You will recognize these
You found product-market fit through self-serve. Now enterprise deals are closing and every one is a bespoke exercise.
- Enterprise deals quoted in Google Docs with pricing invented per deal.
- VP Sales is the human router for every discount and approval request.
- CS finds out about $60K customers from a Slack message weeks after close.
- Stripe handles self-serve. Manual invoices handle enterprise. Nobody can produce one ARR number.
What “done” looks like
For the VP Sales
Your founding AEs have a structured, repeatable way to quote and close enterprise deals. Pricing precedents are documented, not accidental.
For the CEO
The enterprise motion has real infrastructure. Board sees enterprise ACV moving. Operational maturity is credible before the next raise.
For VP Customer Success
Structured enterprise handoff with full context on every closed deal. No more finding out about large customers from a Slack thread.
What gets built
6 weeks. Fixed scope, fixed timeline. Here is exactly what you get.
Audit & Motion Roadmap
Review of your first 5 to 15 enterprise deals, pricing decisions made so far, and dual-motion analysis. Interviews with VP Sales, CEO, AEs, CS, and Finance. Prioritized roadmap delivered on Day 5.

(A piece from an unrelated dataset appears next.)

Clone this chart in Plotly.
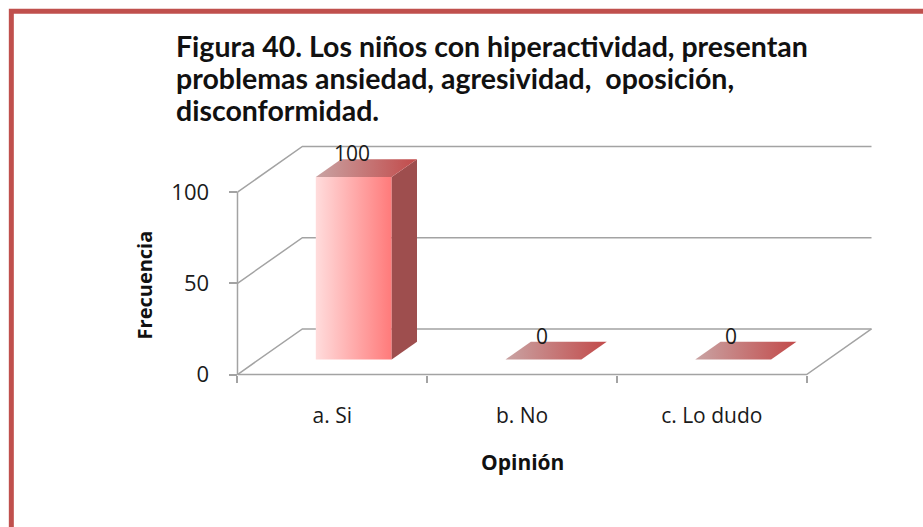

Enterprise Quoting & Deal Desk
First formal enterprise pricing structure with SKU separation from self-serve. Quoting path configured with discount guardrails and a lightweight approval workflow. Designed for a team of 3 to 10 reps.
Handoffs & Provisioning
Structured Sales to CS handoff for enterprise accounts: kickoff checklist, context transfer template, implementation plan, and automated CS notifications.
Dual-Motion Billing
Stripe (self-serve) and enterprise invoicing reconciled into one unified ARR view. CRM configured as the single source of truth across both motions.
Rollout & Enablement
Live training session with the sales and CS teams. Go-live transition. Runbook and enablement recordings for onboarding future hires.
What we need from you
We work autonomously. Your leadership team provides alignment. Total effort: 6 to 8 hours per week across the buying committee.
VP Sales / CRO
2 hours per week. Pricing decisions, quoting parameters, approval policy.
CEO
1 to 2 hours per week. Early pricing decisions and enterprise motion strategy alignment.
Finance
1 hour per week. Dual-motion billing walkthrough and ARR reconciliation validation.
Common questions
We only have 5 to 10 enterprise reps. Are we too small for this?
This service is scoped for 5 to 10 rep teams. Lightweight by design. We install only what protects the enterprise motion today, not infrastructure built for a 50-person sales org.
Will this slow down our PLG motion?
PLG stays PLG. We add enterprise infrastructure alongside your self-serve motion, not on top of it. Dual-motion billing reconciliation protects both flows and gives you one unified ARR number.
We just hired our VP Sales. Is it too early for this?
It is the ideal time. Bad precedents set in the first 10 enterprise deals compound across the entire motion. Every week of ad-hoc pricing and discount drift creates patterns that are hard to unwind at $25M ARR.
We do not have a RevOps person to maintain this.
Everything we build is documented in a runbook. The 30-day warranty covers early issues. The infrastructure is designed to work within your existing CRM workflows without a dedicated ops hire.